Les mensonges sur les migrants sont de nouveau au cœur des élections aux États-Unis, un pays paradoxalement fondé sur l'immigration. Mais qualifier de « ridicules » ou d'« absurdes » les inepties anti-migrants proférées par certains politiciens et commentateurs reviendrait à ignorer les dangers bien réels que ces paroles horribles engendrent.
La vérité, c'est que l'atmosphère anti-migrants aux États-Unis ne cesse de s'intensifier depuis des années et qu'elle a donné lieu à des politiques toxiques de la part des administrations républicaines et démocrates. L'arène politique partisane masque une cruauté des deux côtés.

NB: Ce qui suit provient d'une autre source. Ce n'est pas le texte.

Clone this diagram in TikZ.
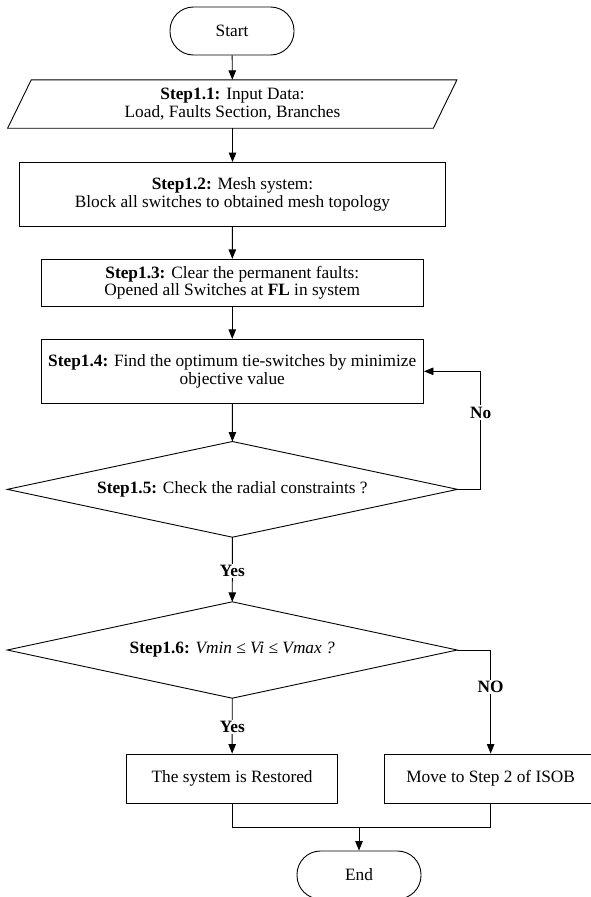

L'approche américaine a eu des répercussions non seulement sur les personnes qui tentent de franchir légalement la frontière entre les États-Unis et le Mexique, mais aussi sur celles qui se trouvent plus loin sur la route de la migration.
La situation dans le détroit de Darién, une jungle marécageuse sans route à la frontière entre la Colombie et le Panama, en est un exemple particulièrement horrible.
Depuis un an et demi, près de 700 000 personnes ont traversé le détroit de Darién au cours de leur périple vers le nord, souvent dans l'espoir d'atteindre les États-Unis. Au cours de leur voyage sur ce terrain difficile, beaucoup ont subi de graves abus, y compris des violences sexuelles. Des dizaines, voire des centaines de personnes ont perdu la vie ou ont été portées disparues dans le détroit de Darién. Beaucoup n'ont jamais été retrouvés.
Les raisons pour lesquelles ces personnes prennent de tels risques en disent long sur leur situation d'origine. Les migrants et les demandeurs d'asile quittent leur pays d'origine poussés par la violence, la persécution, les catastrophes humanitaires et d'autres raisons, à la recherche d'une protection ou d'opportunités économiques à l'étranger. Un grand nombre de ces personnes fuient les crises au Venezuela et en Haïti, que nous avons déjà évoquées dans cette newsletter.
Mais la situation épouvantable dans le détroit de Darién est également le résultat d'une série de politiques défaillantes dans les Amériques.
Les restrictions de mouvement telles que les exigences en matière de visa imposées par le Mexique et les pays d'Amérique centrale, souvent encouragées par les États-Unis, et les possibilités limitées pour régulariser les statuts et s'intégrer en Amérique du Sud poussent de nombreuses personnes à franchir le détroit de Darién. Comme le montre un nouveau rapport de HRW, cette situation les expose à des abus échappant à tout contrôle et favorise le crime organisé.
De plus, un récent accord entre les États-Unis et le Panama, en vertu duquel les États-Unis paieront le Panama pour « expulser les ressortissants étrangers qui n'ont pas de base légale pour rester au Panama », est susceptible de rendre plus difficile l'accès à l'asile dans les Amériques. Les États-Unis se dérobent essentiellement à leurs responsabilités en externalisant leurs contrôles migratoires.
Les débats politiques passionnés qui se déroulent aux États-Unis n'entrent évidemment jamais dans ce niveau de détail. Ils ont souvent tendance à désigner des boucs émissaires parmi les personnes vulnérables, en particulier celles qui ne peuvent pas se défendre par leur vote. Les propos anti-migrants qui cherchent à attirer l'attention, semblent parfois tellement absurdes qu’ils peuvent donner l’impression qu’il s’agit d'un divertissement.
Mais le climat qu'ils engendrent est mortellement dangereux, lorsque la politique se transforme en mesures concrètes.